Recolección del café. Foto: Infobae |
La cultura informa diferentes elementos y costumbres de diverso rango, algunos de ellos tan importantes e imprescindibles como el idioma hablado y otros que podrían considerarse de segundo orden, sin que por ello tengan una menor visibilidad en la vida cotidiana.
Desde hace ya algunas décadas se observa la apertura de tiendas especializadas en la venta de té en los más variados puntos de la geografía española. Sin pretender condenar el consumo del té —bebida de efectos muy saludables en su punto de infusión— sí podría percibirse cómo detrás del auge de esos establecimientos comerciales se abre paso una costumbre más del budismo en esta sociedad que nos quieren imponer como irreversiblemente laica y neopagana.
Frente a esta tendencia ¿subliminal?, no podemos olvidar que la Hispanidad no es una cultura del té, es más bien, es una cultura del café, por referirnos ahora a una bebida no alcohólica y de efectos principalmente estimulantes.
Ceremonia del té en Japón
Con tanto Buda de por medio, es un mérito más de España, esta vez por omisión, no haber sido pionera en introducir el conocimiento de esta planta ni en el continente europeo ni, mucho menos, en Las Españas de ultramar. Los primeros europeos que conocieron de la existencia del té fueron los portugueses, a través de sus posesiones en la India. Una infanta portuguesa, Catalina de Braganza, que se casó con Carlos II de Inglaterra, difundió el té en la corte inglesa. No obstante, cincuenta años antes de esa boda, en 1610, parece que la Compañía Holandesa de las Indias Orientales había sido la primera empresa en importar un gran cargamento de té hasta Holanda. Los ingleses se sumaron rápidamente a esta moda, a imitación de su reina, y llevaron la hierba del té a sus colonias donde acabó adquiriendo incluso connotaciones revolucionarias desde el Tea Party o Motín del Té de Boston.
Puede defenderse en cambio, que la planta de cuyos granos se extrae el café tuvo su origen remoto en Etiopía. Empezamos bien, pues fue un etíope uno de los primeros conversos a la Fe verdadera que le predicó el Apóstol San Felipe, según se lee en el libro de los Hechos de los Apóstoles. En Etiopía arraigó el cristianismo desde los primeros siglos de nuestra era. Pero volvamos al café, que desde África acabó siendo transportado a Europa a través de comerciantes de la Península Itálica, pues allí el café ya era conocido en el siglo XVII y lo degustaban con naturalidad y elegancia damas y caballeros del Reino de Las Dos Sicilias.
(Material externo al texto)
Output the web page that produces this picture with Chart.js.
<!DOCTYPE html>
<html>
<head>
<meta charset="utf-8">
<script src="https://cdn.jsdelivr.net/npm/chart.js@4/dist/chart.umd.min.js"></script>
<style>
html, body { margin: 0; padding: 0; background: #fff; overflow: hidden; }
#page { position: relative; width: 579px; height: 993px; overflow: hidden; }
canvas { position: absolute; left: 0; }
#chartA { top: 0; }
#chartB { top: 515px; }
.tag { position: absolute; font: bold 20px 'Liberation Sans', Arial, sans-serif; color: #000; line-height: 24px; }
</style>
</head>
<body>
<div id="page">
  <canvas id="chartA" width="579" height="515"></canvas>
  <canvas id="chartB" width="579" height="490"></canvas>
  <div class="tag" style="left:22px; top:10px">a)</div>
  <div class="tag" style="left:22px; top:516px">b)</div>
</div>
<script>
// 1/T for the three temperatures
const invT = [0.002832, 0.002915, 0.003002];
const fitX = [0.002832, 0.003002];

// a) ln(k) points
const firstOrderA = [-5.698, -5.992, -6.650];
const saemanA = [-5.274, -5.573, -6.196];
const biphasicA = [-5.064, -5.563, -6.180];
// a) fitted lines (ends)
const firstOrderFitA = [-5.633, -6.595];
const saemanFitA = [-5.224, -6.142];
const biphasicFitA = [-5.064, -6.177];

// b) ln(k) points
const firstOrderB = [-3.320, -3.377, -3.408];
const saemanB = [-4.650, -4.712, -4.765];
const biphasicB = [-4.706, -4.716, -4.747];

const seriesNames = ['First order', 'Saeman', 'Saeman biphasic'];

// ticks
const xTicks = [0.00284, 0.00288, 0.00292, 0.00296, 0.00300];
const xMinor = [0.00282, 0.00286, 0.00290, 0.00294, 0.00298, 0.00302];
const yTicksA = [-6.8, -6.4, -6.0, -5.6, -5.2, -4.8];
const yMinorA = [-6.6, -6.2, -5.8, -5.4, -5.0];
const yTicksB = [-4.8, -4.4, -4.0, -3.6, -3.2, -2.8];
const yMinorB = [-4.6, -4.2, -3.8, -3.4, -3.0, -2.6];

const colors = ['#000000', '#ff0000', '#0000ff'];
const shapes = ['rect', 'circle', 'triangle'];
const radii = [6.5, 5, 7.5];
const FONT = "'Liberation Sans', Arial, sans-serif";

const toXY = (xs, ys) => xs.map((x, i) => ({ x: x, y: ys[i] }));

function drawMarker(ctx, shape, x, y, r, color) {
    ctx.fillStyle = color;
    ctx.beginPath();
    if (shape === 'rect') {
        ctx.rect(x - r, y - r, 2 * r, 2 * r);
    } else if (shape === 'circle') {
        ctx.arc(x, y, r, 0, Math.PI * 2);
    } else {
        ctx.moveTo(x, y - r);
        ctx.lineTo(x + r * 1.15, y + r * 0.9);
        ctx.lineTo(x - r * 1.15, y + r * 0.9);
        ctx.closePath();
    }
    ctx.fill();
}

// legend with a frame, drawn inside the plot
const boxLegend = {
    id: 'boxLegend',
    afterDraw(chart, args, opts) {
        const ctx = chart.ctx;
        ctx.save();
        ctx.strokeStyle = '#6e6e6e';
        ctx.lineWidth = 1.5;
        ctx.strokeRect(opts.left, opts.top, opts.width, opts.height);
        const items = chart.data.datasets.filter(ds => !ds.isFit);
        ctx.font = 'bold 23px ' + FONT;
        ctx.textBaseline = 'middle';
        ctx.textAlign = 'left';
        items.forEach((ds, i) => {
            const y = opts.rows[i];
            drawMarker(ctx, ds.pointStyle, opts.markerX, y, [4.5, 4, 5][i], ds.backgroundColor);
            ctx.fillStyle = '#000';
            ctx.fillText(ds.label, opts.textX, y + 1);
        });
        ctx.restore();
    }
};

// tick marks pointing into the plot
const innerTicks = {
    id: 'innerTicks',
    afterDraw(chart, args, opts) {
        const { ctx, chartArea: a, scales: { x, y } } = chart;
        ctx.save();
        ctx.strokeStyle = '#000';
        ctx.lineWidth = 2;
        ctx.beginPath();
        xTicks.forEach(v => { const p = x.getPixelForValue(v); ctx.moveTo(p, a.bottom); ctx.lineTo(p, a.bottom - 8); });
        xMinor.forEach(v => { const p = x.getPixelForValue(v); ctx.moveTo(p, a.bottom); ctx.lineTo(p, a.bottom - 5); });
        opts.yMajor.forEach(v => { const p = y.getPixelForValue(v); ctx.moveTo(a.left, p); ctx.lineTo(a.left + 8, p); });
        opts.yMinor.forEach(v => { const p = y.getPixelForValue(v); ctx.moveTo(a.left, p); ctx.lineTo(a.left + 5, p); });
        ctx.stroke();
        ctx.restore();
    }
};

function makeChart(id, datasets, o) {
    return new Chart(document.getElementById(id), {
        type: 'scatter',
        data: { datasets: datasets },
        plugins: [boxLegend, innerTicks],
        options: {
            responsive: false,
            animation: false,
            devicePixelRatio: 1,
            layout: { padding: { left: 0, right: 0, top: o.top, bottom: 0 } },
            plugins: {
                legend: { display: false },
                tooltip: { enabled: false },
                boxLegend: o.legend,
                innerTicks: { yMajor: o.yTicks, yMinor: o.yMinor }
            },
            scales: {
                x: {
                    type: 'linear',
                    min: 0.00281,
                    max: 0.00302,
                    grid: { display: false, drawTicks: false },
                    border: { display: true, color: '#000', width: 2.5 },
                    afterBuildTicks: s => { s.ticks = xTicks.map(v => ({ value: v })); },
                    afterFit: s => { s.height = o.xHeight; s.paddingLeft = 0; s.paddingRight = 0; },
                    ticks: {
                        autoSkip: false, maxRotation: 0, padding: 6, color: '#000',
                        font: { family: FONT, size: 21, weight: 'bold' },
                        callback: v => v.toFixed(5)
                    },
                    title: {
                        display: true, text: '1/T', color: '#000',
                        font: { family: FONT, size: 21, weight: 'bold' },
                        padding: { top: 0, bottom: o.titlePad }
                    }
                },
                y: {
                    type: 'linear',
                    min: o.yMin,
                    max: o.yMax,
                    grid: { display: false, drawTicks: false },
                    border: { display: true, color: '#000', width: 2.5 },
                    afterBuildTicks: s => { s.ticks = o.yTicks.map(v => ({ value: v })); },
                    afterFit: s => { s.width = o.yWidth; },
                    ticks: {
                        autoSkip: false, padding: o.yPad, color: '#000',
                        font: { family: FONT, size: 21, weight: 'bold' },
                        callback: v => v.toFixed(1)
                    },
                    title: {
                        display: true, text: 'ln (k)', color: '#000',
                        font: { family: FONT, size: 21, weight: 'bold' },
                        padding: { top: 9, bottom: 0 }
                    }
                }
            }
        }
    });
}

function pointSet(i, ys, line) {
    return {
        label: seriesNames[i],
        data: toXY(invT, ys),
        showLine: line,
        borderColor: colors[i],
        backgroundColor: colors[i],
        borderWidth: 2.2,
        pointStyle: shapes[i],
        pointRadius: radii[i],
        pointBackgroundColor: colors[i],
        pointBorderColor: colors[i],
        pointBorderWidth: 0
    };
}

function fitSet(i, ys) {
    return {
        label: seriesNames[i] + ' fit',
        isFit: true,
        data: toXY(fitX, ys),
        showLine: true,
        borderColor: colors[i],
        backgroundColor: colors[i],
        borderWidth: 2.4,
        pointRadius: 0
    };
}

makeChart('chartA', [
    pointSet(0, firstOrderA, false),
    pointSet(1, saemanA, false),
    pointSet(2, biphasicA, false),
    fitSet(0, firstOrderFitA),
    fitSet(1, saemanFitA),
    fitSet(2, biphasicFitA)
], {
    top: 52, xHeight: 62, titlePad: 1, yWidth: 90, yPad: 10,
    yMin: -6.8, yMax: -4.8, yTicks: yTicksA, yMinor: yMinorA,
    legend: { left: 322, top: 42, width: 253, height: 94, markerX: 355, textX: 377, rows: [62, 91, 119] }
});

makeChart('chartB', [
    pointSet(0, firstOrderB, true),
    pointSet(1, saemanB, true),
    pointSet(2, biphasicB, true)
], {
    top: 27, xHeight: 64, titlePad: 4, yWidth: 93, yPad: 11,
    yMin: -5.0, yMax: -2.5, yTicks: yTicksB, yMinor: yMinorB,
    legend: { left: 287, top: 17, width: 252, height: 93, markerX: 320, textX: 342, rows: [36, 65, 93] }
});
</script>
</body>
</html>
Se atribuye a los misioneros jesuitas la introducción de la planta del café en el virreinato de Nueva Granada (actual Colombia). el jesuita José Gumilla narra con sencillez en su libro El Orinoco Ilustrado (1730) cómo prosperaban los cafetales en su misión de Santa Teresa de Tabajé, próxima a la desembocadura del río Meta en el Orinoco.
Además de los jesuitas, otros sacerdotes unieron sus esfuerzos apostólicos en beneficio del cultivo del café en la Nueva Granada. Se cuenta que, en Salazar de las Palmas, un pueblo del Norte de Santander, un sacerdote imponía a sus feligreses como penitencia tras la confesión precisamente sembrar café. No ha llegado hasta nosotros cuantos cafetos había que plantar en función de qué pecados, pero la historia es real y acredita que el café tiene reminiscencias católicas y, por lo tanto, pertenece a la cultura de la Hispanidad.
Desde allí se extendió a otros países de Hispanoamérica que producen café de calidad: Brasil, Costa Rica, Méjico, Guatemala son los más relevantes. Eso sí, se difundió sin necesidad de inventarse ningún ritual o ceremonia en torno al consumo de esta bebida, pues en la Hispanidad, como parte integrante de la Cristiandad ya tenemos, excelso, el Santo Sacrificio del altar.